*EXERCISE AIM:* Return the lines exactly as they stand, from the first of the material through the line containing "import plotly.graph_objects as go".

*PROVIDED DATA:*
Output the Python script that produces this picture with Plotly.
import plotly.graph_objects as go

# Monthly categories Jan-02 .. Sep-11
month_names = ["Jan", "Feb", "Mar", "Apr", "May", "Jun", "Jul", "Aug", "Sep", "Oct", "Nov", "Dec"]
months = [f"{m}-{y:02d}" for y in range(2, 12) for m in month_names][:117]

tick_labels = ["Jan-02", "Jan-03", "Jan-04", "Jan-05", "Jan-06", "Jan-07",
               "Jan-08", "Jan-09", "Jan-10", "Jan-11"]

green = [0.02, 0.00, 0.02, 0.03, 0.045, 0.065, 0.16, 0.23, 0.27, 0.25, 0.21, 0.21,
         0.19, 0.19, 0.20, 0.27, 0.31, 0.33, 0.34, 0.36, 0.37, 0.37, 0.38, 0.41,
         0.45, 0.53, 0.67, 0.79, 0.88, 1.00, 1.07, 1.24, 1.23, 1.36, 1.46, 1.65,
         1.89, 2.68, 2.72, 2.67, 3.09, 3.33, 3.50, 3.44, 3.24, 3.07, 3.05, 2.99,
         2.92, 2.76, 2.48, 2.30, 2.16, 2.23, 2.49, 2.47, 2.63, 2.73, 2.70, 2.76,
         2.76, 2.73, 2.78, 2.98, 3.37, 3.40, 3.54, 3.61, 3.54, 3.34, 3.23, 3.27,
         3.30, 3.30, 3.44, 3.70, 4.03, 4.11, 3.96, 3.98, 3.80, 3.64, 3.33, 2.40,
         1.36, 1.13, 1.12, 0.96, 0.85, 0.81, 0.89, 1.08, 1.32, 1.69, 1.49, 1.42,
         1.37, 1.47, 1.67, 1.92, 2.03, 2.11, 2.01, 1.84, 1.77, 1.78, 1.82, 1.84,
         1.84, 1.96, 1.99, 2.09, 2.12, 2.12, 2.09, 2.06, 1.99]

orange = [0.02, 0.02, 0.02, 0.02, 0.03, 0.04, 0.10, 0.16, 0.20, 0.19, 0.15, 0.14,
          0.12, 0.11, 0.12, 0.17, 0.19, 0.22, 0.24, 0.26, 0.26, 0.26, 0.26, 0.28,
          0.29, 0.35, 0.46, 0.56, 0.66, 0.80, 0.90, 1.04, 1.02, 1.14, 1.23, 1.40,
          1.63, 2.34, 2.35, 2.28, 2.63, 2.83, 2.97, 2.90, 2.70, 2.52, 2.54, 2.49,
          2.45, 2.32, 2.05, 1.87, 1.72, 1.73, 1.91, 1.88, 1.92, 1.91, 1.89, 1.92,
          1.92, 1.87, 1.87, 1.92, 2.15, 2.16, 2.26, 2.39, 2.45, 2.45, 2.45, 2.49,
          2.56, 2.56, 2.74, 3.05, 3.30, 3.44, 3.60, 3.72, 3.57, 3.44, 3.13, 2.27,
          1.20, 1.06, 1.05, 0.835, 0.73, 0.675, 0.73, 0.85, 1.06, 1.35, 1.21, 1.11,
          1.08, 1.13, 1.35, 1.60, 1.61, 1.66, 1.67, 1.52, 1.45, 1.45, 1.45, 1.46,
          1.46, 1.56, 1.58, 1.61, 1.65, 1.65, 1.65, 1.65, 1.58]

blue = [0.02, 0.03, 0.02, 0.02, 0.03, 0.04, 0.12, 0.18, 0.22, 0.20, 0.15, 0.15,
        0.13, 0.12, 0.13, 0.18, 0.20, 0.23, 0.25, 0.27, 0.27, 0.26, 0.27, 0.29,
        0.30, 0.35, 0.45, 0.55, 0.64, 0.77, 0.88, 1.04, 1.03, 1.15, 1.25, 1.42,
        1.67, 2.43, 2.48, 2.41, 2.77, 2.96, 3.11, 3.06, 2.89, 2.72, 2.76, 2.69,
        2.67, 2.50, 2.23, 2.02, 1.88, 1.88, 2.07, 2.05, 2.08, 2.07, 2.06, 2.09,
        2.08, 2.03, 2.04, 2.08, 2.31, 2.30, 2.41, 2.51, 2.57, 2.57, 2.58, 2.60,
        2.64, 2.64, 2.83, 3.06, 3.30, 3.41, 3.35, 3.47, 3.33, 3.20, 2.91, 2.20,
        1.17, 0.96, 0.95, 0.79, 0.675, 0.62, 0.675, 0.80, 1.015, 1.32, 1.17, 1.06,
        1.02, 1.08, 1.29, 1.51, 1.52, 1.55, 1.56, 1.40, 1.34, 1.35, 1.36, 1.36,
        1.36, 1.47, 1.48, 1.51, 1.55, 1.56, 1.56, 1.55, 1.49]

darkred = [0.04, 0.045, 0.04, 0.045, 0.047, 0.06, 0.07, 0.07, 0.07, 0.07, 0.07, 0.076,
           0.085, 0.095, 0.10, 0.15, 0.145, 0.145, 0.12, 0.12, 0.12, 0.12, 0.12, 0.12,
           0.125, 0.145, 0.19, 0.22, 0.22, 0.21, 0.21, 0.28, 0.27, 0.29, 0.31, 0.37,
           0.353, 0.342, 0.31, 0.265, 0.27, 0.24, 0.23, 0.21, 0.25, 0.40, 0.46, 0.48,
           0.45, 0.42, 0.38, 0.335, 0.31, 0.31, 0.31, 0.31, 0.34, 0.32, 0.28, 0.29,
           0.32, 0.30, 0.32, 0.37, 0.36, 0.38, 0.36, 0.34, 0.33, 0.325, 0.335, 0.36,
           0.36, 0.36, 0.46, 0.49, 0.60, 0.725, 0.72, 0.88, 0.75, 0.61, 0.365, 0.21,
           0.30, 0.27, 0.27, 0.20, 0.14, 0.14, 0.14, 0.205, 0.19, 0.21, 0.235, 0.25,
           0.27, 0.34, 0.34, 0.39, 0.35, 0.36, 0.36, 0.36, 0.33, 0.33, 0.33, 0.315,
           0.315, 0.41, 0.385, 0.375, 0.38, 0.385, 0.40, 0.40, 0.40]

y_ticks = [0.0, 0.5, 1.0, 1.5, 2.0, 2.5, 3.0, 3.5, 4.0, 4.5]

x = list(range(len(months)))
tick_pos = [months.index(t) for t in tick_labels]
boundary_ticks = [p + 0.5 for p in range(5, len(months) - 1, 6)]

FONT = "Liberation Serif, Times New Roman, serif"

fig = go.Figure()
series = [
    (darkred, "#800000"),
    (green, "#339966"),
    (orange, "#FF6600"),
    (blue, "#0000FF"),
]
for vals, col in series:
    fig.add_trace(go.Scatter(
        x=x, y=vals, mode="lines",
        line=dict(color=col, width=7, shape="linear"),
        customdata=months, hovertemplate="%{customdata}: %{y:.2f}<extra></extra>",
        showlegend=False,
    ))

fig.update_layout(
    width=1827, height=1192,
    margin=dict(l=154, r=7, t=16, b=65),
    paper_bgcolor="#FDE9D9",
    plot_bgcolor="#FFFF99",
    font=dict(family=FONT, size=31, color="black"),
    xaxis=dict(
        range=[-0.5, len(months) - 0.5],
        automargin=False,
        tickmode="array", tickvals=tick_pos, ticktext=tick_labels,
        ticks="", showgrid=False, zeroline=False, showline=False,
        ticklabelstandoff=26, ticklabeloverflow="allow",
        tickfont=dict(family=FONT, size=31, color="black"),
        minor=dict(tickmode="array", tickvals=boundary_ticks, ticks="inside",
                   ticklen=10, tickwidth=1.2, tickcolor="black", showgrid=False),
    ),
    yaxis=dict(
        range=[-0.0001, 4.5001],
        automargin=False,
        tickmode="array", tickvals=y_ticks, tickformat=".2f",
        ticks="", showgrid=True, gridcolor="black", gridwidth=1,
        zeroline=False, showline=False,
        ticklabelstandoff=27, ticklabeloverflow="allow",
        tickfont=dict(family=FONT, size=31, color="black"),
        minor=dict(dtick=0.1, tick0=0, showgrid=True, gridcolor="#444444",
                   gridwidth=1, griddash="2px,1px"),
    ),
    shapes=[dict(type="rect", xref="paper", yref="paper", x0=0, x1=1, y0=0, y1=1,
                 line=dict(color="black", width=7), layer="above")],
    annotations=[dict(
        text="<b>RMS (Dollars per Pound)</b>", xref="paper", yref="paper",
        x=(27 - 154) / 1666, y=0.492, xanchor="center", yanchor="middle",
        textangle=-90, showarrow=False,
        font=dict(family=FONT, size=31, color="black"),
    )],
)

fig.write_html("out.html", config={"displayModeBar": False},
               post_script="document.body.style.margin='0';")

*TASK ANSWER:*
Output the Python script that produces this picture with Plotly.
import plotly.graph_objects as go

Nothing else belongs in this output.